** begin **
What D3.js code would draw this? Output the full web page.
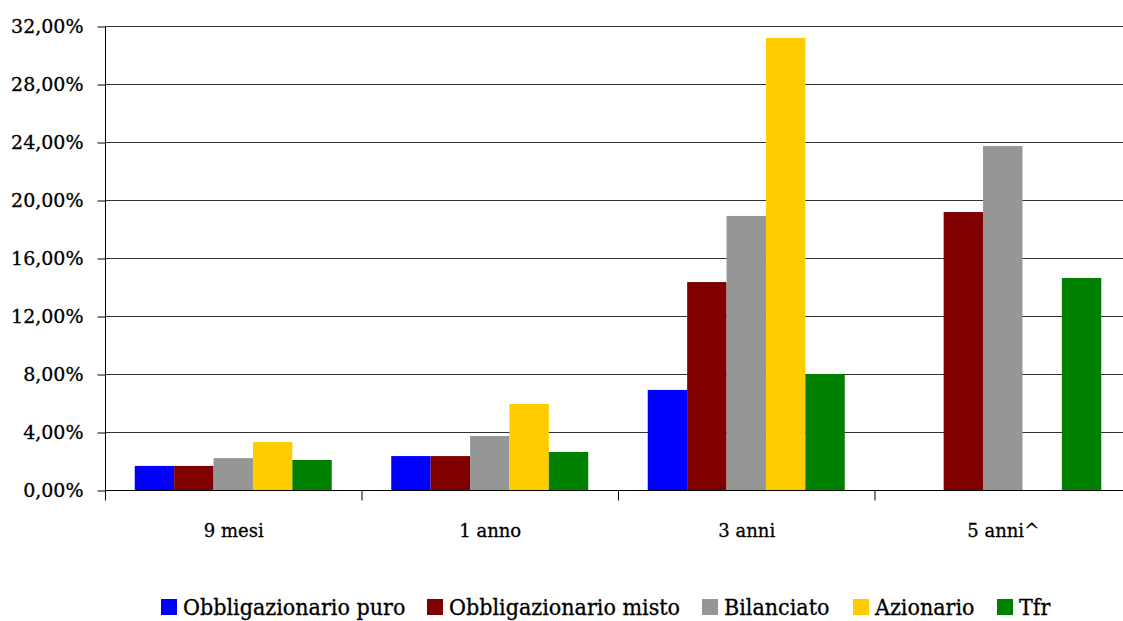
<!DOCTYPE html>
<html>
<head>
<meta charset="utf-8">
<script src="https://cdn.jsdelivr.net/npm/d3@7"></script>
<style>
    body { margin: 0; background: #fff; }
    svg { display: block; font-family: "DejaVu Serif", "Liberation Serif", serif; }
    text { fill: #000; stroke: #000; stroke-width: 0.3px; }
</style>
</head>
<body>
<svg width="1123" height="621"></svg>
<script>
var categories = ["9 mesi", "1 anno", "3 anni", "5 anni^"];
var seriesNames = ["Obbligazionario puro", "Obbligazionario misto", "Bilanciato", "Azionario", "Tfr"];
var seriesColors = ["#0000ff", "#800000", "#969696", "#ffcc00", "#008000"];

var obbligPuro = [1.66, 2.34, 6.90, null];
var obbligMisto = [1.66, 2.34, 14.34, 19.17];
var bilanciato = [2.20, 3.72, 18.90, 23.72];
var azionario = [3.31, 5.93, 31.17, null];
var tfr = [2.07, 2.62, 8.00, 14.62];

var yTicks = [0, 4, 8, 12, 16, 20, 24, 28, 32];

var seriesValues = [obbligPuro, obbligMisto, bilanciato, azionario, tfr];

var svg = d3.select("svg");

var xScale = d3.scaleBand().domain(categories).range([105, 1131]);
var innerScale = d3.scaleBand().domain(seriesNames).range([0, xScale.bandwidth()]).paddingOuter(0.755);
var yScale = d3.scaleLinear().domain([0, 32]).range([490, 26]);

function fmt(v) {
    return v.toFixed(2).replace(".", ",") + "%";
}

// Gridlines
svg.append("g")
    .selectAll("line")
    .data(yTicks.slice(1))
    .join("line")
    .attr("x1", 105)
    .attr("x2", 1123)
    .attr("y1", d => yScale(d) + 0.5)
    .attr("y2", d => yScale(d) + 0.5)
    .style("stroke", "#333")
    .style("stroke-width", 1);

// Bars
seriesValues.forEach(function (values, i) {
    svg.append("g")
        .selectAll("rect")
        .data(categories.map((c, j) => ({ cat: c, v: values[j] })).filter(d => d.v !== null))
        .join("rect")
        .attr("x", d => xScale(d.cat) + innerScale(seriesNames[i]))
        .attr("width", innerScale.bandwidth())
        .attr("y", d => yScale(d.v))
        .attr("height", d => yScale(0) - yScale(d.v))
        .attr("fill", seriesColors[i]);
});

// Y axis
var yAxis = svg.append("g")
    .attr("transform", "translate(105.5,0.5)")
    .call(d3.axisLeft(yScale).tickValues(yTicks).tickSize(8).tickFormat(fmt));
yAxis.select(".domain").attr("d", "M0," + yScale(0) + "V" + yScale(32)).style("stroke", "#000");
yAxis.selectAll(".tick line").style("stroke", "#000");
yAxis.selectAll(".tick text")
    .attr("x", -22)
    .style("font-size", "19px")
    .style("font-family", "'DejaVu Serif', serif");

// X axis
var xAxis = svg.append("g")
    .attr("transform", "translate(0.5," + (yScale(0) + 0.5) + ")");
xAxis.append("line")
    .attr("x1", 105)
    .attr("x2", 1123)
    .style("stroke", "#000");
xAxis.selectAll("line.tick")
    .data(categories)
    .join("line")
    .attr("class", "tick")
    .attr("x1", d => xScale(d))
    .attr("x2", d => xScale(d))
    .attr("y1", 0)
    .attr("y2", 10)
    .style("stroke", "#000");
xAxis.selectAll("text")
    .data(categories)
    .join("text")
    .attr("x", d => xScale(d) + xScale.bandwidth() / 2)
    .attr("y", 46)
    .attr("text-anchor", "middle")
    .style("font-size", "18px")
    .text(d => d);

// Legend
var legendX = [161, 427, 702, 853, 997];
var legend = svg.append("g")
    .selectAll("g")
    .data(seriesNames)
    .join("g")
    .attr("transform", (d, i) => "translate(" + legendX[i] + ",599)");
legend.append("rect")
    .attr("width", 16)
    .attr("height", 16)
    .attr("fill", (d, i) => seriesColors[i]);
legend.append("text")
    .attr("x", 22)
    .attr("y", 16)
    .style("font-size", "23px")
    .style("font-family", "'DejaVu Serif Condensed', 'DejaVu Serif', serif")
    .style("font-stretch", "condensed")
    .text(d => d);
</script>
</body>
</html>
** end **
PROMPT >>
Every line of the data above should be quoted exactly. Omit the pictures.

WRITTEN REPLY >>
What D3.js code would draw this? Output the full web page.
<!DOCTYPE html>
<html>
<head>
<meta charset="utf-8">
<script src="https://cdn.jsdelivr.net/npm/d3@7"></script>
<style>
    body { margin: 0; background: #fff; }
    svg { display: block; font-family: "DejaVu Serif", "Liberation Serif", serif; }
    text { fill: #000; stroke: #000; stroke-width: 0.3px; }
</style>
</head>
<body>
<svg width="1123" height="621"></svg>
<script>
var categories = ["9 mesi", "1 anno", "3 anni", "5 anni^"];
var seriesNames = ["Obbligazionario puro", "Obbligazionario misto", "Bilanciato", "Azionario", "Tfr"];
var seriesColors = ["#0000ff", "#800000", "#969696", "#ffcc00", "#008000"];

var obbligPuro = [1.66, 2.34, 6.90, null];
var obbligMisto = [1.66, 2.34, 14.34, 19.17];
var bilanciato = [2.20, 3.72, 18.90, 23.72];
var azionario = [3.31, 5.93, 31.17, null];
var tfr = [2.07, 2.62, 8.00, 14.62];

var yTicks = [0, 4, 8, 12, 16, 20, 24, 28, 32];

var seriesValues = [obbligPuro, obbligMisto, bilanciato, azionario, tfr];

var svg = d3.select("svg");

var xScale = d3.scaleBand().domain(categories).range([105, 1131]);
var innerScale = d3.scaleBand().domain(seriesNames).range([0, xScale.bandwidth()]).paddingOuter(0.755);
var yScale = d3.scaleLinear().domain([0, 32]).range([490, 26]);

function fmt(v) {
    return v.toFixed(2).replace(".", ",") + "%";
}

// Gridlines
svg.append("g")
    .selectAll("line")
    .data(yTicks.slice(1))
    .join("line")
    .attr("x1", 105)
    .attr("x2", 1123)
    .attr("y1", d => yScale(d) + 0.5)
    .attr("y2", d => yScale(d) + 0.5)
    .style("stroke", "#333")
    .style("stroke-width", 1);

// Bars
seriesValues.forEach(function (values, i) {
    svg.append("g")
        .selectAll("rect")
        .data(categories.map((c, j) => ({ cat: c, v: values[j] })).filter(d => d.v !== null))
        .join("rect")
        .attr("x", d => xScale(d.cat) + innerScale(seriesNames[i]))
        .attr("width", innerScale.bandwidth())
        .attr("y", d => yScale(d.v))
        .attr("height", d => yScale(0) - yScale(d.v))
        .attr("fill", seriesColors[i]);
});

// Y axis
var yAxis = svg.append("g")
    .attr("transform", "translate(105.5,0.5)")
    .call(d3.axisLeft(yScale).tickValues(yTicks).tickSize(8).tickFormat(fmt));
yAxis.select(".domain").attr("d", "M0," + yScale(0) + "V" + yScale(32)).style("stroke", "#000");
yAxis.selectAll(".tick line").style("stroke", "#000");
yAxis.selectAll(".tick text")
    .attr("x", -22)
    .style("font-size", "19px")
    .style("font-family", "'DejaVu Serif', serif");

// X axis
var xAxis = svg.append("g")
    .attr("transform", "translate(0.5," + (yScale(0) + 0.5) + ")");
xAxis.append("line")
    .attr("x1", 105)
    .attr("x2", 1123)
    .style("stroke", "#000");
xAxis.selectAll("line.tick")
    .data(categories)
    .join("line")
    .attr("class", "tick")
    .attr("x1", d => xScale(d))
    .attr("x2", d => xScale(d))
    .attr("y1", 0)
    .attr("y2", 10)
    .style("stroke", "#000");
xAxis.selectAll("text")
    .data(categories)
    .join("text")
    .attr("x", d => xScale(d) + xScale.bandwidth() / 2)
    .attr("y", 46)
    .attr("text-anchor", "middle")
    .style("font-size", "18px")
    .text(d => d);

// Legend
var legendX = [161, 427, 702, 853, 997];
var legend = svg.append("g")
    .selectAll("g")
    .data(seriesNames)
    .join("g")
    .attr("transform", (d, i) => "translate(" + legendX[i] + ",599)");
legend.append("rect")
    .attr("width", 16)
    .attr("height", 16)
    .attr("fill", (d, i) => seriesColors[i]);
legend.append("text")
    .attr("x", 22)
    .attr("y", 16)
    .style("font-size", "23px")
    .style("font-family", "'DejaVu Serif Condensed', 'DejaVu Serif', serif")
    .style("font-stretch", "condensed")
    .text(d => d);
</script>
</body>
</html>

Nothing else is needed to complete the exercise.